FDLR trial continues
September 14, 2015They face 26 counts of crimes against humanity and 39 counts of war crimes committed by militias under their command between January 2008 and their arrest in November 2009. The hearing is slated to end this week but no timeframe has been put forward for a verdict.
Murwanashyaka is accused of committing war crimes and crimes against humanity as well as being a member of the foreign terrorist organization Democratic Forces for the Liberation of Rwanda (FDLR). He's also accused of having ordered the chief of the militia group to carry ethnic massacres in eastern Congo between 2008 and 2009.
The trial is unique in that it is the first to use Germany's Code of Crimes against International Law. Introduced in 2002, the legislation allows Germany to prosecute people for war crimes and human rights violations committed outside the country. Superiors are also responsible for the acts of their subordinates if they made no attempt to prevent them from committing crimes.
Murwanashyaka's lawyer Ricarda Lang argues that her client is not responsible for the crimes that he is accused of and wants him to be acquitted. In an interview with DW last month, Lang said her client had no way to prevent these crimes. As a politician, he had no influence on the military arm of the FDLR that committed the atrocities.
A warlord in Mannheim
Until 2009, when he was arrested, Ignace Murwanashyaka lived in the German city of Mannheim where he kept a low profile.

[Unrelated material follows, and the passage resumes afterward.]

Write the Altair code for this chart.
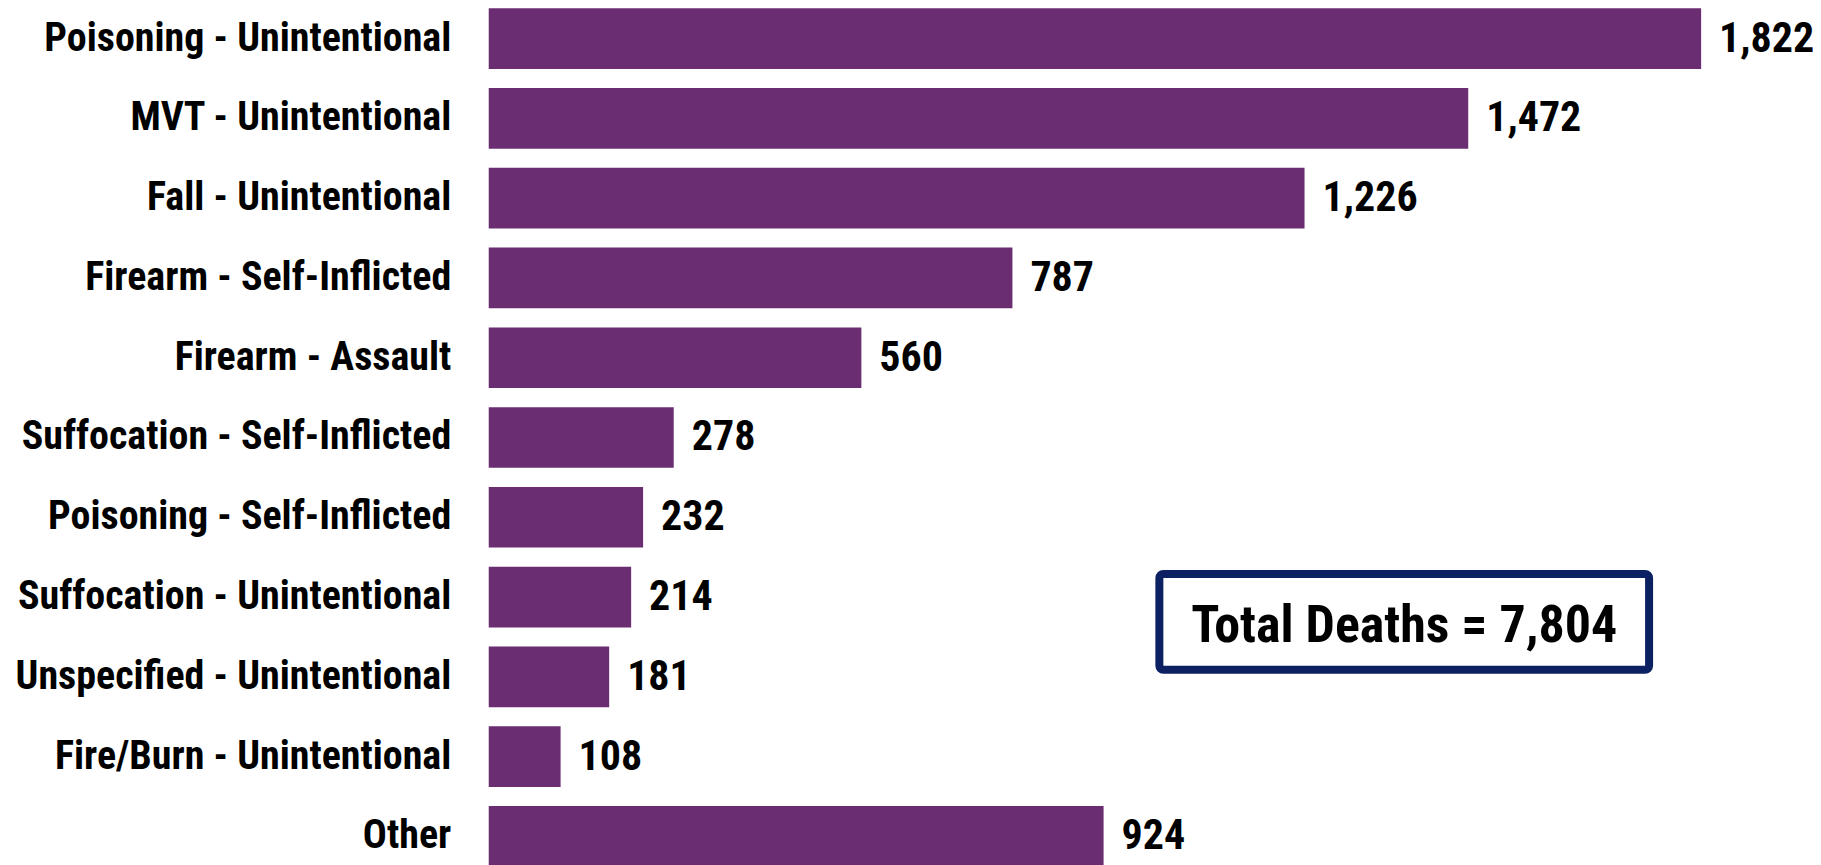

The prosecution needs to provide evidence that he influenced the first FDLR general in the DRC to carry out the killings. If prosecuted, Murwanashyaka will serve a five-fold life imprisonment. He is currently in solitary confinement in a maximum security prison in Stuttgart.
His deputy Straton Musoni is also said to have issued orders to the FDLR militia from Germany via satellite telephone, SMS and emails.
The Democratic Forces for the Liberation of Rwanda (FDLR) dates back to the genocide in Rwanda. It is regarded as the successor organization of the Rwandan Hutu army that was responsible for the Rwandan genocide in 1994. After being defeated by President Paul Kagame's Rwandese Patrotic Front, many Hutu militants fled to DRC where they often launched attacks on local people.
In 2009, the Congolese Army, with the support of UN troops and the Rwandan army, fought against the the FDLR militias in the Kivu region. During this time, Hutu militiamen attacked several villages in eastern Congo, plundered property and raped women. They also set huts on fire killing many people.
Victims of the FDLR militia were heard via video telephone. Others were flown from Rwanda to Germany. The defense lawyers have repeatedly criticized the trial and alleged that the indictment is meant to support statements made by UN officials and human rights activists.
A special challenge was the laborious translation work. Their communication with the militia group in Congo was conducted in Kinyarwanda. Murwanashyaka even quarreled frequently with the court interpreters on the exact translation of the texts.
Violence continues
Sixteen people have been killed in fighting last week between the Congolese army and rebels in the east of the country according to military and civil society sources.
Rebels from the Democratic Forces for the Liberation of Rwanda (FDLR) attacked an army post 100 kilometres north-west of the city of Goma, but were repelled, army spokesman Guillaume Ndjike Kaiko said.
Ten rebels, five soldiers and one civilian were reported to have been killed. Fighting and FDLR attacks against civilians have reportedly increased in the area since the army launched an offensive against the group in January. Six army soldiers were also killed in an ambush at the end of August.